В произведении искусства, использующем один или несколько из этих композиционных приемов, особую роль приобретают «монтажные стыки», указывающие не только на гетерогенность, но и на сознательную сконструированность произведения. В литературном произведении такие «стыки» могут быть оформлены как графические пробелы между короткими фрагментами или скачкообразный, немотивированный перенос действия в другое место или другую эпоху.
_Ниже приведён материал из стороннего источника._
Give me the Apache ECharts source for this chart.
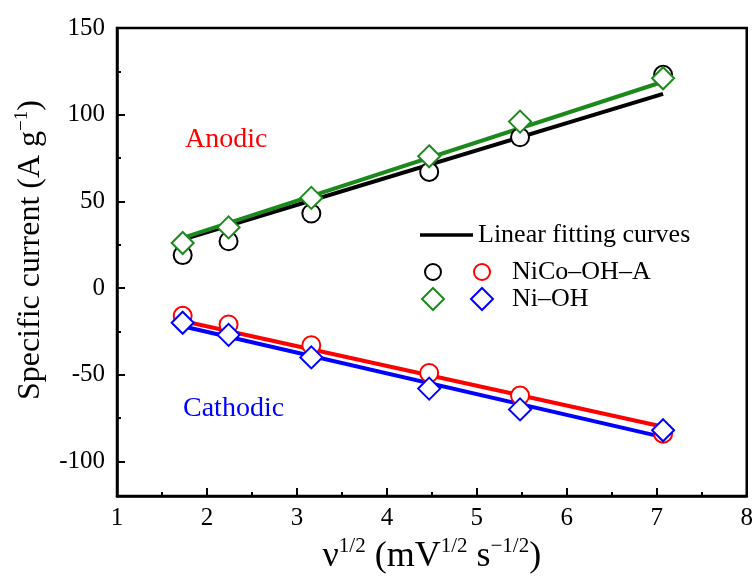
<!DOCTYPE html>
<html>
<head>
<meta charset="utf-8">
<style>
  html, body { margin: 0; padding: 0; background: #fff; }
  #main { width: 756px; height: 583px; }
</style>
</head>
<body>
<div id="main"></div>
<script src="https://cdn.jsdelivr.net/npm/echarts@6/dist/echarts.min.js"></script>
<script type="text/javascript">
// sqrt of scan rate (3, 5, 10, 20, 30, 50 mV/s)
var xVals = [1.73, 2.24, 3.16, 4.47, 5.48, 7.07];
var nicoAnodic = [19, 27, 43, 67, 87, 123];
var niAnodic = [26, 35, 52, 76, 96, 121];
var nicoCathodic = [-16, -21, -33, -49, -62, -84];
var niCathodic = [-20, -27, -40, -58, -70, -82];

// linear fitting curves (end points)
var fitX = [1.73, 7.07];
var fitNicoAnodic = [28, 112];
var fitNiAnodic = [29, 119];
var fitNicoCathodic = [-19, -80];
var fitNiCathodic = [-22, -86];

var yMajor = [-100, -50, 0, 50, 100, 150];
var yMinor = [-75, -25, 25, 75, 125];

var FONT = 'Liberation Serif';
var GREEN = '#1b8a1b';

function pairs(xs, ys) {
    return xs.map(function (x, i) { return [x, ys[i]]; });
}

function fitLine(ys, color) {
    return {
        type: 'line', data: pairs(fitX, ys), symbol: 'none', z: 2,
        lineStyle: { color: color, width: 4 }, silent: true
    };
}

function points(ys, symbol, size, color, z) {
    return {
        type: 'scatter', data: pairs(xVals, ys), symbol: symbol, symbolSize: size, z: z,
        itemStyle: { color: '#fff', borderColor: color, borderWidth: 2, opacity: 1 }
    };
}

var myChart = echarts.init(document.getElementById('main'));

var option = {
    animation: false,
    textStyle: { fontFamily: FONT },
    grid: { left: 117, right: 8, top: 28, bottom: 85, show: true, borderColor: '#000', borderWidth: 2.5 },
    xAxis: {
        type: 'value', min: 1, max: 8, interval: 1,
        axisLine: { onZero: false, lineStyle: { color: '#000', width: 2.5 } },
        axisTick: { inside: true, length: 8, lineStyle: { width: 2 } },
        minorTick: { show: true, splitNumber: 2, length: 4, lineStyle: { color: '#000', width: 2 } },
        splitLine: { show: false },
        axisLabel: { fontSize: 25, color: '#000', margin: 10, fontFamily: FONT },
        name: 'ν{s|1/2} (mV{s|1/2} s{s|−1/2})',
        nameLocation: 'middle', nameGap: 36,
        nameTextStyle: {
            fontSize: 36, color: '#000', fontFamily: FONT, lineHeight: 42,
            rich: { s: { fontSize: 21, verticalAlign: 'top', lineHeight: 40, fontFamily: FONT, color: '#000' } }
        }
    },
    yAxis: [{
        type: 'value', min: -120, max: 150,
        axisLine: { lineStyle: { color: '#000', width: 2.5 } },
        axisTick: { inside: true, length: 8, customValues: yMajor, lineStyle: { width: 2 } },
        splitLine: { show: false },
        axisLabel: { fontSize: 25, color: '#000', margin: 12, fontFamily: FONT, customValues: yMajor },
        name: 'Specific current (A g{s|−1})',
        nameLocation: 'middle', nameGap: 64,
        nameTextStyle: {
            fontSize: 32, color: '#000', fontFamily: FONT, lineHeight: 36, padding: [0, 0, 0, 24],
            rich: { s: { fontSize: 19, verticalAlign: 'top', lineHeight: 34, fontFamily: FONT, color: '#000' } }
        }
    }, {
        // minor ticks on the left axis
        type: 'value', min: -120, max: 150, position: 'left',
        axisLine: { show: false },
        axisTick: { show: true, inside: true, length: 4, customValues: yMinor, lineStyle: { color: '#000', width: 2 } },
        axisLabel: { show: false },
        splitLine: { show: false }
    }],
    series: [
        fitLine(fitNicoAnodic, '#000'),
        fitLine(fitNiAnodic, GREEN),
        fitLine(fitNicoCathodic, '#ff0000'),
        fitLine(fitNiCathodic, '#0000ff'),
        points(nicoAnodic, 'circle', 18, '#000', 3),
        points(nicoCathodic, 'circle', 18, '#ff0000', 3),
        points(niAnodic, 'diamond', 22, GREEN, 4),
        points(niCathodic, 'diamond', 22, '#0000ff', 4)
    ],
    graphic: [
        { type: 'text', left: 185, top: 126, style: { text: 'Anodic', fill: '#ff0000', font: '28px "Liberation Serif"' } },
        { type: 'text', left: 183, top: 395, style: { text: 'Cathodic', fill: '#0000ff', font: '28px "Liberation Serif"' } },
        // legend
        { type: 'line', shape: { x1: 420, y1: 235, x2: 473, y2: 235 }, style: { stroke: '#000', lineWidth: 3.5 } },
        { type: 'text', x: 478, y: 235, style: { text: 'Linear fitting curves', fill: '#000', font: '26px "Liberation Serif"', verticalAlign: 'middle' } },
        { type: 'circle', shape: { cx: 433, cy: 272, r: 8 }, style: { fill: '#fff', stroke: '#000', lineWidth: 2 } },
        { type: 'circle', shape: { cx: 482, cy: 272, r: 8 }, style: { fill: '#fff', stroke: '#ff0000', lineWidth: 2 } },
        { type: 'text', x: 512, y: 272, style: { text: 'NiCo–OH–A', fill: '#000', font: '26px "Liberation Serif"', verticalAlign: 'middle' } },
        { type: 'polygon', shape: { points: [[433, 288], [444, 299], [433, 310], [422, 299]] }, style: { fill: '#fff', stroke: GREEN, lineWidth: 2 } },
        { type: 'polygon', shape: { points: [[482, 288], [493, 299], [482, 310], [471, 299]] }, style: { fill: '#fff', stroke: '#0000ff', lineWidth: 2 } },
        { type: 'text', x: 512, y: 299, style: { text: 'Ni–OH', fill: '#000', font: '26px "Liberation Serif"', verticalAlign: 'middle' } }
    ]
};

myChart.setOption(option);
</script>
</body>
</html>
Подобный тип организации образов и композиционной структуры сознательно нарушает важнейшие принципы классического европейского («аристотелевского») мимесиса, в целом, несмотря на эксперименты Ренессанса, барокко и романтизма [6], сохранявший свою силу до начала XX века — изображение события как единого целого, а мира, представленного в произведении, — как внутренне связного и сомасштабного [7]. Философ Владимир Библер говорил: «…Монтаж следует понимать как организующий принцип культуры XX века, но, вместе с тем, монтажом можно назвать лишь то, что существует в культуре XX века» [8].

Монтаж в широком смысле слова предполагает, что мир словно бы нарезан на фрагменты, а затем организован в новом порядке [9], и эта «переделанность» не просто заметна читателю, зрителю или слушателю, но и становится конститутивным признаком произведения. Однако каждый из элементов новой картины (или хотя бы их часть) так или иначе опознаваем, поэтому монтаж может быть описан и как новый тип мимесиса — или как реактуализация на новом этапе периодически воспроизводящегося в истории культуры представления о мимесисе как об изображении «истинного» (то есть скрытого) смысла явлений, а не их внешних признаков. Ср., например, романтические версии такого представления — противопоставление продуктивного «подражания» и непродуктивного «копирования» в эстетике С. Т. Кольриджа или предложенную немецким философом и литературоведом Фридрихом Теодором Фишером (1807–1887) замену понятия мимесиса на понятие вчувствования (die Einfühlung), предполагающее, что художник «следует не за предметом, а за ощущениями, возникающими при восприятии предмета» [10].

Авангард выработал новое, критическое понимание мимесиса, в явной форме оспаривающее аристотелевское представление об искусстве как подражании. Владимир Паперный писал, что для «Культуры Один» [11] в целом характерны апелляции к «правде назначения, функции, конструкции, работы материала, закономерностей восприятия». Этот отказ от традиционного мимесиса, согласно Паперному, и обусловил популярность монтажа среди раннесоветских кинорежиссеров [12].

Модернистский монтаж, во всем разнообразии его эстетических вариантов и возможностей, может быть понят через новую интерпретацию, которое понятие «мимесис» получило во второй половине XX века в работах немецкого философа Теодора Адорно (1903–1969) и французского философа — Филиппа Лаку-Лабарта (1940–2007). Оба они интерпретировали понятие «мимесис» как двусмысленное, амбивалентное [13]: с одной стороны, это подражание образцам (классическим, рекламным, медийным и т. п.), нивелирующее человеческие различия и разнообразие психологических реакций, с другой — открытость Другому, отменяющая наличное человеческое «я» и влекущая за собой готовность изменить свою личность, а равно и творчество. В этом случае — если следовать за мыслью Лаку-Лабарта — мимесис потенциально предполагает разрыв любого тотального, застывшего единства и его представления в произведении. Организацией, композиционным структурированием таких разрывов потенциально является монтаж.